2 noob problems
David Shaw
dshaw at jabberwocky.com
Sun May 22 00:25:23 CEST 2005
On Sat, May 21, 2005 at 10:53:12AM -0500, Alex L. Mauer wrote:
> On the other hand, if the signature has expired, since it becomes
> meaningless there's no reason to keep it. Look at the PGP Global
> Directory key for an example of where this could become a problem.
> It re-signs the keys every two weeks, with a signature that is valid
> for two weeks. This builds up pretty quickly.
Yes. This is something I've been playing around with for the next
version. I'm not completely decided on how to implement the UI for
it. It'll be optional, of course, but the general idea is that people
can choose to remove "useless" signatures from their keyring
automatically at import or export time, or any time via --edit-key.
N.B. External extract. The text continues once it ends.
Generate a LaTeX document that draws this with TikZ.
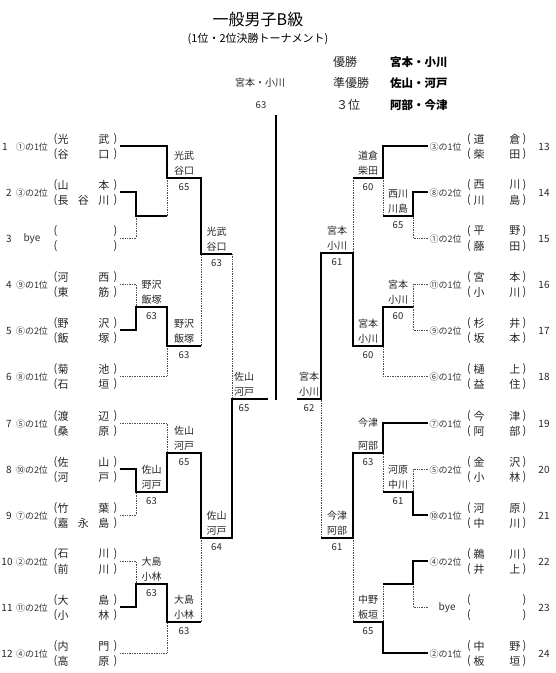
\documentclass[tikz,border=0pt]{standalone}
\usepackage{fontspec}
\setmainfont{Noto Sans CJK JP}
\newcommand{\lent}[7]{%
  \coordinate (#1) at (120,#2);
  \node[rn] (#1n) at (#4,{#2+1}) {#3};
  \node[lbl] (#1l) at (32,{#2+1}) {#5};
  \node[nm] (#1pa) at (55.5,{#2-7}) {(};
  \node[nm] (#1pb) at (115.5,{#2-7}) {)};
  \node[nm] (#1t) at (83.5,{#2-7}) {\hbox to 52pt{#6}};
  \node[nm] (#1qa) at (55.5,{#2+8}) {(};
  \node[nm] (#1qb) at (115.5,{#2+8}) {)};
  \node[nm] (#1b) at (83.5,{#2+8}) {\hbox to 52pt{#7}};
}
\newcommand{\rent}[6]{%
  \coordinate (#1) at (428,#2);
  \node[lbl,anchor=west] (#1l) at (429.5,{#2+1}) {#4};
  \node[nm] (#1pa) at (469,{#2-7}) {(};
  \node[nm] (#1pb) at (524.5,{#2-7}) {)};
  \node[nm] (#1t) at (497,{#2-7}) {\hbox to 47pt{#5}};
  \node[nm] (#1qa) at (469,{#2+8}) {(};
  \node[nm] (#1qb) at (524.5,{#2+8}) {)};
  \node[nm] (#1b) at (497,{#2+8}) {\hbox to 47pt{#6}};
  \node[rn] (#1n) at (544,{#2+1}) {#3};
}
\newcommand{\wlab}[6]{%
  \node[wn] (#1t) at (#2,{#3-22}) {#4};
  \node[wn] (#1b) at (#2,{#3-7}) {#5};
  \node[sc] (#1s) at (#2,{#3+9}) {#6};
}
\begin{document}
\begin{tikzpicture}[x=1pt,y=-1pt,
  win/.style={line width=2.3pt,line join=miter},
  lose/.style={line width=0.7pt,densely dotted,black!70},
  nm/.style={inner sep=0pt,font=\fontsize{11}{12}\selectfont,text=black!85},
  lbl/.style={inner sep=0pt,font=\fontsize{9}{10}\selectfont,text=black!80},
  rn/.style={inner sep=0pt,font=\fontsize{10}{11}\selectfont,text=black!85},
  wn/.style={inner sep=0pt,font=\fontsize{10}{11}\selectfont,text=black!85},
  sc/.style={inner sep=0pt,font=\fontsize{9.5}{10}\selectfont,text=black!85},
  hd/.style={inner sep=0pt,font=\fontsize{12}{13}\selectfont,text=black!85},
  hb/.style={inner sep=0pt,font=\fontsize{11.5}{12}\selectfont\bfseries}]
\fill[white] (0,0) rectangle (556,673);
\useasboundingbox (0,0) rectangle (556,673);

% header
\node[inner sep=0pt,font=\fontsize{16}{17}\selectfont] (title) at (258,19) {一般男子B級};
\node[inner sep=0pt,font=\fontsize{11}{12}\selectfont] (sub) at (258,39) {(1位・2位決勝トーナメント)};
\node[hd,anchor=west] (h1) at (333,62) {優勝};
\node[hd,anchor=west] (h2) at (333,83) {準優勝};
\node[hd,anchor=west] (h3) at (336,105) {３位};
\node[hb,anchor=west] (w1) at (390,62) {宮本・小川};
\node[hb,anchor=west] (w2) at (390,83) {佐山・河戸};
\node[hb,anchor=west] (w3) at (390,105) {阿部・今津};
\node[wn] (champ) at (260,83) {宮本・小川};
\node[sc] (champs) at (261,105) {63};

% entries left
\lent{l1}{146}{1}{5}{①の1位}{光\hfil 武}{谷\hfil 口}
\lent{l2}{192}{2}{9}{③の2位}{山\hfil 本}{長\hfil 谷\hfil 川}
\lent{l3}{238}{3}{9}{{\fontsize{10}{11}\selectfont bye}}{}{}
\lent{l4}{284}{4}{9}{⑨の1位}{河\hfil 西}{東\hfil 筋}
\lent{l5}{330}{5}{9}{⑥の2位}{野\hfil 沢}{飯\hfil 塚}
\lent{l6}{376}{6}{9}{⑧の1位}{菊\hfil 池}{石\hfil 垣}
\lent{l7}{423}{7}{9}{⑤の1位}{渡\hfil 辺}{桑\hfil 原}
\lent{l8}{469}{8}{9}{⑩の2位}{佐\hfil 山}{河\hfil 戸}
\lent{l9}{515}{9}{9}{⑦の2位}{竹\hfil 葉}{嘉\hfil 永\hfil 島}
\lent{l10}{561}{10}{7}{②の2位}{石\hfil 川}{前\hfil 川}
\lent{l11}{607}{11}{7}{⑪の2位}{大\hfil 島}{小\hfil 林}
\lent{l12}{653}{12}{7}{④の1位}{内\hfil 門}{高\hfil 原}

% entries right
\rent{r13}{146}{13}{③の1位}{道\hfil 倉}{柴\hfil 田}
\rent{r14}{192}{14}{⑧の2位}{西\hfil 川}{川\hfil 島}
\rent{r15}{238}{15}{①の2位}{平\hfil 野}{藤\hfil 田}
\rent{r16}{284}{16}{⑪の1位}{宮\hfil 本}{小\hfil 川}
\rent{r17}{330}{17}{⑨の2位}{杉\hfil 井}{坂\hfil 本}
\rent{r18}{376}{18}{⑥の1位}{樋\hfil 上}{益\hfil 住}
\rent{r19}{423}{19}{⑦の1位}{今\hfil 津}{阿\hfil 部}
\rent{r20}{469}{20}{⑤の2位}{金\hfil 沢}{小\hfil 林}
\rent{r21}{515}{21}{⑩の1位}{河\hfil 原}{中\hfil 川}
\rent{r22}{561}{22}{④の2位}{鵜\hfil 川}{井\hfil 上}
\rent{r23}{607}{23}{\hspace*{9pt}{\fontsize{10}{11}\selectfont bye}}{}{}
\rent{r24}{653}{24}{②の1位}{中\hfil 野}{板\hfil 垣}

% junctions
\coordinate (ja) at (167,178);
\coordinate (jb) at (136,216);
\coordinate (jc) at (201,254);
\coordinate (jd) at (136,307);
\coordinate (je) at (167,346);
\coordinate (jf) at (232,399);
\coordinate (jg) at (167,453);
\coordinate (jh) at (136,492);
\coordinate (ji) at (201,538);
\coordinate (jj) at (136,584);
\coordinate (jk) at (167,622);
\coordinate (lfin) at (268,399);
\coordinate (ra) at (383,178);
\coordinate (rb) at (413,216);
\coordinate (rc) at (353,253);
\coordinate (rd) at (413,307);
\coordinate (re) at (383,346);
\coordinate (rf) at (321,399);
\coordinate (rg) at (383,453);
\coordinate (rh) at (413,492);
\coordinate (ri) at (353,538);
\coordinate (rj) at (413,584);
\coordinate (rk) at (383,622);
\coordinate (rfin) at (297,399);
\coordinate (ctop) at (276,115);
\coordinate (cbot) at (276,400);

% left bracket
\draw[lose] (jc -| jf) -- (jf);
\draw[lose] (jb -| ja) -- (ja);
\draw[lose] (l3) -| (jb);
\draw[lose] (l4) -| (jd);
\draw[lose] (je -| jc) -- (jc);
\draw[lose] (l6) -| (je);
\draw[lose] (l7) -| (jg);
\draw[lose] (l9) -| (jh);
\draw[lose] (l10) -| (jj);
\draw[lose] (jk -| ji) -- (ji);
\draw[lose] (l12) -| (jk);
\draw[win] (l1) -| (ja) -| (jc) -- (jc -| jf);
\draw[win] (l2) -| (jb) -- (jb -| ja);
\draw[win] (l5) -| (jd) -| (je) -- (je -| jc);
\draw[win] (l8) -| (jh) -| (jg) -| (ji) -| (jf) -- (lfin);
\draw[win] (l11) -| (jj) -| (jk) -- (jk -| ji);

% right bracket
\draw[lose] (ra -| rc) -- (rc);
\draw[lose] (rb -| ra) -- (ra);
\draw[lose] (r15) -| (rb);
\draw[lose] (r16) -| (rd);
\draw[lose] (r17) -| (rd);
\draw[lose] (r18) -| (re);
\draw[lose] (ri -| rf) -- (rf);
\draw[lose] (r20) -| (rh);
\draw[lose] (rh -| rg) -- (rg);
\draw[lose] (rj -| rk) -- (rk);
\draw[lose] (r23) -| (rj);
\draw[lose] (rk -| ri) -- (ri);
\draw[win] (r13) -| (ra) -- (ra -| rc);
\draw[win] (r14) -| (rb) -- (rb -| ra);
\draw[win] (rd) -| (re) -| (rc) -| (rf) -- (rfin);
\draw[win] (r19) -| (rg) -| (ri) -- (ri -| rf);
\draw[win] (rh) -- (rh -| rg);
\draw[win] (r21) -| (rh);
\draw[win] (r22) -| (rj) -- (rj -| rk);
\draw[win] (r24) -| (rk) -- (rk -| ri);

% final
\draw[win] (ctop) -- (cbot);

% winner labels
\wlab{wa}{184}{178}{光武}{谷口}{65}
\wlab{wc}{216.5}{254}{光武}{谷口}{63}
\wlab{wd}{151.5}{307}{野沢}{飯塚}{63}
\wlab{we}{184}{346}{野沢}{飯塚}{63}
\wlab{wf}{244}{399}{佐山}{河戸}{65}
\wlab{wg}{184}{453}{佐山}{河戸}{65}
\wlab{wh}{151.5}{492}{佐山}{河戸}{63}
\wlab{wi}{216.5}{538}{佐山}{河戸}{64}
\wlab{wj}{151.5}{584}{大島}{小林}{63}
\wlab{wk}{184}{622}{大島}{小林}{63}
\wlab{va}{368}{178}{道倉}{柴田}{60}
\wlab{vb}{398}{216}{西川}{川島}{65}
\wlab{vc}{337}{253}{宮本}{小川}{61}
\wlab{vd}{398}{307}{宮本}{小川}{60}
\wlab{ve}{368}{346}{宮本}{小川}{60}
\wlab{vf}{309}{399}{宮本}{小川}{62}
\node[wn] (vgt) at (368,423) {今津};
\node[wn] (vgb) at (368,446) {阿部};
\node[sc] (vgs) at (368,462) {63};
\wlab{vh}{398}{492}{河原}{中川}{61}
\wlab{vi}{337}{538}{今津}{阿部}{61}
\wlab{vk}{368}{622}{中野}{板垣}{65}
\end{tikzpicture}
\end{document}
"useless" in this case means (almost) any signature that is not
actually used by GnuPG for the trust calculations. The code in fact
is the same as the trust code. So for example, an expired signature
would be deleted, along with any signatures that the expired signature
superceded. A revoked signature similarly is deleted, and takes out
the superceded signatures with it.
> In fact ... now that I think about it, if this were done, it would be
> possible for the keyservers to handle that better too: It could retain
> only the most recent signature for a key on each uid, and only give out
> the keys if the most recent self-signature is not a revokation
> signature. But, it could still hang on to all keys for comparison, so
> that when syncronization rolls around it doesn't just treat it as a new key.
There are several reasons why it is a good idea for keyservers to
store multiple signatures, but the main one is that they do not
currently have any crypto code to actually verify the signatures.
Without the ability to know if a given signature is good or bad, the
keyservers cannot make any decisions as to what signatures to keep or
drop.
GnuPG can verify signatures, of course, and so can safely prune them.
Incidentally, PGP prunes as well. It's the only way to keep keys to a
rational size over a long period of time.